I was waiting to turn right from a shopping center onto NB hwy 360 during rush hour. The sun was low in the sky and severely limited my field of vision. During the heavy traffic, another car left room for me to pull in. I waved to him as thanks and pulled forward blocking the shoulder, but not fully entering the roadway-- couldn't continue since all traffic was stopped. This left about 7-8 feet distance between me and the other car. I sat still. A few seconds later a bicyclist came from my left, seemingly out of nowhere, going very fast down the shoulder. He swerved around me and lost his control in front of my car, flipping over his bike and falling off. Later he explained that he thought I was waving at him to pass me. No cars were moving, including me. What does the law say about this?

Attorney Answers 4

  1. The law does not give a strict answer to this kind of question.

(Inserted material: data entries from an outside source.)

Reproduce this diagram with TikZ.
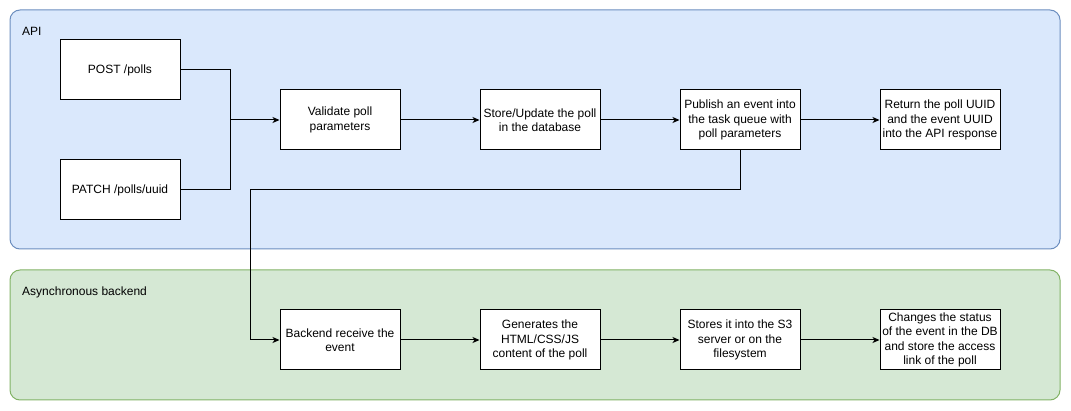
\documentclass[tikz,border=0pt]{standalone}
\usepackage{fontspec}
\setmainfont{Liberation Sans}
\usepackage{tikz}
\usetikzlibrary{positioning,arrows.meta}
\definecolor{apifill}{HTML}{DAE8FC}
\definecolor{apiline}{HTML}{6C8EBF}
\definecolor{asyncfill}{HTML}{D5E8D4}
\definecolor{asyncline}{HTML}{82B366}

\begin{document}
\begin{tikzpicture}[x=1pt,y=-1pt,
    stepbox/.style={draw,fill=white,line width=1pt,minimum width=120pt,minimum height=60pt,
        inner sep=1pt,align=center,font=\fontsize{12}{14.5}\selectfont},
    lane/.style={line width=1pt,rounded corners=10pt},
    lanelabel/.style={anchor=west,inner sep=0pt,font=\fontsize{12}{14.5}\selectfont},
    flow/.style={line width=1pt,-{Stealth[length=7pt,width=6pt,inset=2pt]}}]
                \useasboundingbox (0,0) rectangle (1071,411);
                % lanes
                \draw[lane,fill=apifill,draw=apiline] (10,10) rectangle (1060,249);
                \draw[lane,fill=asyncfill,draw=asyncline] (10,270) rectangle (1060,400);
                \node[lanelabel] (api) at (22,31) {API};
                \node[lanelabel] (async) at (22,292) {Asynchronous backend};
                % API steps
                \node[stepbox] (post) at (120,70) {POST /polls};
                \node[stepbox] (patch) at (120,190) {PATCH /polls/uuid};
                \node[stepbox] (validate) at (340,120) {Validate poll\\parameters};
                \node[stepbox] (store) at (540,120) {Store/Update the poll\\in the database};
                \node[stepbox] (publish) at (740,120) {Publish an event into\\the task queue with\\poll parameters};
                \node[stepbox] (return) at (940,120) {Return the poll UUID\\and the event UUID\\into the API response};
                % backend steps
                \node[stepbox] (receive) at (340,340) {Backend receive the\\event};
                \node[stepbox] (generate) at (540,340) {Generates the\\HTML/CSS/JS\\content of the poll};
                \node[stepbox] (upload) at (740,340) {Stores it into the S3\\server or on the\\filesystem};
                \node[stepbox] (status) at (940,340) {Changes the status\\of the event in the DB\\and store the access\\link of the poll};
                \coordinate (join) at (230,120);
                \coordinate (turn) at (250,190);
                \draw[line width=1pt] (post.east) -| (join);
                \draw[line width=1pt] (patch.east) -| (join);
                \draw[flow] (join) -- (validate.west);
                \draw[flow] (validate) -- (store);
                \draw[flow] (store) -- (publish);
                \draw[flow] (publish) -- (return);
                \draw[flow] (publish.south) |- (turn) |- (receive.west);
                \draw[flow] (receive) -- (generate);
                \draw[flow] (generate) -- (upload);
                \draw[flow] (upload) -- (status);
            \end{tikzpicture}
\end{document}
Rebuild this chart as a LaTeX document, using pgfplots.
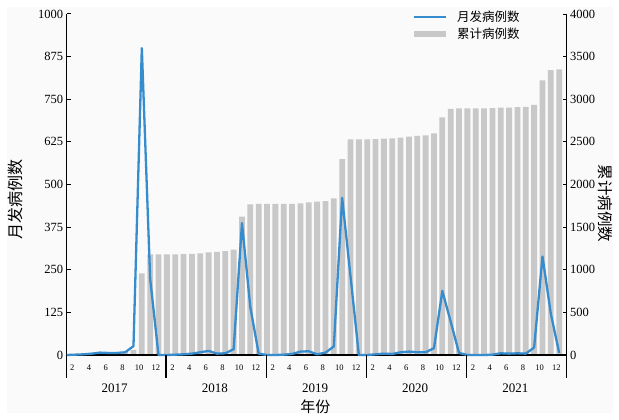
\documentclass[border=0pt]{standalone}
\usepackage{fontspec}
\setmainfont{Liberation Serif}
\newfontfamily\cjk{Noto Sans CJK SC}
\usepackage{pgfplots}
\usepackage{pgfplotstable}
\pgfplotsset{compat=1.18}
\definecolor{linec}{RGB}{55,140,205}
\definecolor{barc}{RGB}{200,200,200}
\definecolor{bgc}{RGB}{250,250,250}

\pgfplotstableread{
idx month cum
0 0 0
1 1 1
2 2 3
3 4 7
4 7 14
5 6 20
6 6 26
7 8 34
8 26 60
9 900 958
10 223 1181
11 0 1181
12 0 1181
13 1 1181
14 2 1183
15 4 1186
16 8 1192
17 12 1204
18 4 1210
19 5 1218
20 17 1235
21 387 1622
22 140 1768
23 4 1772
24 0 1772
25 0 1772
26 1 1773
27 3 1774
28 10 1779
29 11 1791
30 2 1799
31 7 1806
32 25 1838
33 461 2299
34 231 2530
35 0 2530
36 0 2530
37 2 2532
38 4 2538
39 3 2540
40 8 2549
41 10 2561
42 8 2569
43 8 2577
44 20 2600
45 188 2788
46 98 2886
47 6 2894
48 0 2894
49 0 2894
50 0 2894
51 1 2895
52 5 2901
53 4 2903
54 5 2909
55 4 2911
56 22 2933
57 289 3222
58 121 3343
59 6 3351
}\datatable

\begin{document}
\begin{tikzpicture}
\fill[bgc] (-60bp,-58bp) rectangle (546bp,348bp);
% ---- bars, right axis ----
\begin{axis}[
  at={(0,0)}, anchor=south west,
  scale only axis, width=500bp, height=341bp,
  xmin=0, xmax=59.9, ymin=0, ymax=4000,
  axis y line*=right, hide x axis,
  ytick={0,500,...,4000},
  yticklabel={\pgfmathprintnumber[assume math mode=true,1000 sep={}]{\tick}},
  yticklabel style={font=\fontsize{12.5bp}{14bp}\selectfont},
  tick align=inside, major tick length=4bp,
  tick style={black, line width=1bp},
  axis line style={black, line width=1.2bp},
  clip=false,
  legend style={at={(0.692,1.014)}, anchor=north west, draw=none, fill=none,
    font=\cjk\fontsize{12.5bp}{15bp}\selectfont, row sep=2.5bp, inner sep=0pt,
    nodes={inner sep=1.5bp}},
  legend cell align=left,
]
\addlegendimage{legend image code/.code={\path[draw=none,fill=none] (0bp,0bp) rectangle (42bp,0bp); \draw[linec, line width=1.6bp] (0bp,0bp) -- (32bp,0bp);}}
\addlegendentry{月发病例数}
\addplot[ybar, bar width=5.8bp, fill=barc, draw=none,
  legend image code/.code={\path[draw=none,fill=none] (0bp,0bp) rectangle (42bp,0bp); \fill[barc] (0bp,-3bp) rectangle (32bp,3bp);}]
  table[x=idx, y=cum] {\datatable};
\addlegendentry{累计病例数}
\path (rel axis cs:1,0.444) ++(38.5bp,0) node[rotate=-90, font=\cjk\fontsize{15.5bp}{17bp}\selectfont] {累计病例数};
\end{axis}
% ---- line, left axis ----
\begin{axis}[
  at={(0,0)}, anchor=south west,
  scale only axis, width=500bp, height=341bp,
  xmin=0, xmax=59.9, ymin=0, ymax=1000,
  axis x line*=bottom, axis y line*=left,
  ytick={0,125,...,1000},
  yticklabel={\pgfmathprintnumber[assume math mode=true,1000 sep={}]{\tick}},
  xtick={0.67,2.67,4.67,6.67,8.67,10.67,12.67,14.67,16.67,18.67,20.67,22.67,24.67,26.67,28.67,30.67,32.67,34.67,36.67,38.67,40.67,42.67,44.67,46.67,48.67,50.67,52.67,54.67,56.67,58.67},
  xticklabels={2,4,6,8,10,12,2,4,6,8,10,12,2,4,6,8,10,12,2,4,6,8,10,12,2,4,6,8,10,12},
  yticklabel style={font=\fontsize{12.5bp}{14bp}\selectfont},
  xticklabel style={font=\fontsize{8.5bp}{10bp}\selectfont, yshift=-6bp},
  xtick style={draw=none},
  tick align=inside, major tick length=4bp,
  ytick style={black, line width=1bp},
  axis line style={black, line width=1.2bp},
  clip=false,
]
\addplot[linec, line width=2.3bp, line join=round] table[x=idx, y=month] {\datatable};
\draw[black, line width=1.2bp] (axis cs:0,0) -- ++(0,-23bp);
\draw[black, line width=1.2bp] (axis cs:11.9,0) -- ++(0,-23bp);
\draw[black, line width=1.2bp] (axis cs:23.9,0) -- ++(0,-23bp);
\draw[black, line width=1.2bp] (axis cs:35.9,0) -- ++(0,-23bp);
\draw[black, line width=1.2bp] (axis cs:47.9,0) -- ++(0,-23bp);
\draw[black, line width=1.2bp] (axis cs:59.9,0) -- ++(0,-23bp);
\path (axis cs:5.75,0) ++(0,-33.3bp) node[font=\fontsize{13bp}{15bp}\selectfont] {2017};
\path (axis cs:17.75,0) ++(0,-33.3bp) node[font=\fontsize{13bp}{15bp}\selectfont] {2018};
\path (axis cs:29.75,0) ++(0,-33.3bp) node[font=\fontsize{13bp}{15bp}\selectfont] {2019};
\path (axis cs:41.75,0) ++(0,-33.3bp) node[font=\fontsize{13bp}{15bp}\selectfont] {2020};
\path (axis cs:53.75,0) ++(0,-33.3bp) node[font=\fontsize{13bp}{15bp}\selectfont] {2021};
\path (axis cs:29.8,0) ++(0,-52bp) node[font=\cjk\fontsize{15bp}{17bp}\selectfont] {年份};
\path (rel axis cs:0,0.457) ++(-51.7bp,0) node[rotate=90, font=\cjk\fontsize{16bp}{18bp}\selectfont] {月发病例数};
\end{axis}
\pgfresetboundingbox
\path[use as bounding box] (-66.7bp,-65bp) rectangle (552.3bp,355bp);
\end{tikzpicture}
\end{document}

What happens in law is that the law provides conduct duties and a jury decides in a given case whether a duty was not met. The duty that applies to injury cases is that the people involved must use that same level of being careful that a reasonable person would have used under similar circumstances. If someone fails to do that and someone else gets hurt as a result of that failure, then the injured person can recover for the injuries.

    As long as you acted like any other reasonable person would have acted, then you are not liable. So I cannot give you an exact answer, except to say that, if it was just a mistake on the part of the bicyclist in misinterpreting your wave, then maybe no one was legally "at fault."

    You should notify your insurance company, and let them handle things, though. And don't worry, they won't pay if it was not your fault (they try not to pay even if it was).

    This is not legal advice. You should always discuss the specifics of your issue in person with an attorney. Be aware that there are time limits on all claims that depend on the kind of claim, so do not delay in seeking an attorney.

  2. First, report the incident to your insurance carrier. From the facts, I would argue that you were not at fault, however, others may disagree. If you vehicle was not moving at the time, that helps your case.

  3. It's called a "wave on case" in which a person who waves may be liable. Simply report the matter to your insurance company to resolve.

    Only 29% Contingency Fee! Phone: 215-510-6755

  4. Contact your insurance carrier and let them conduct the investigation.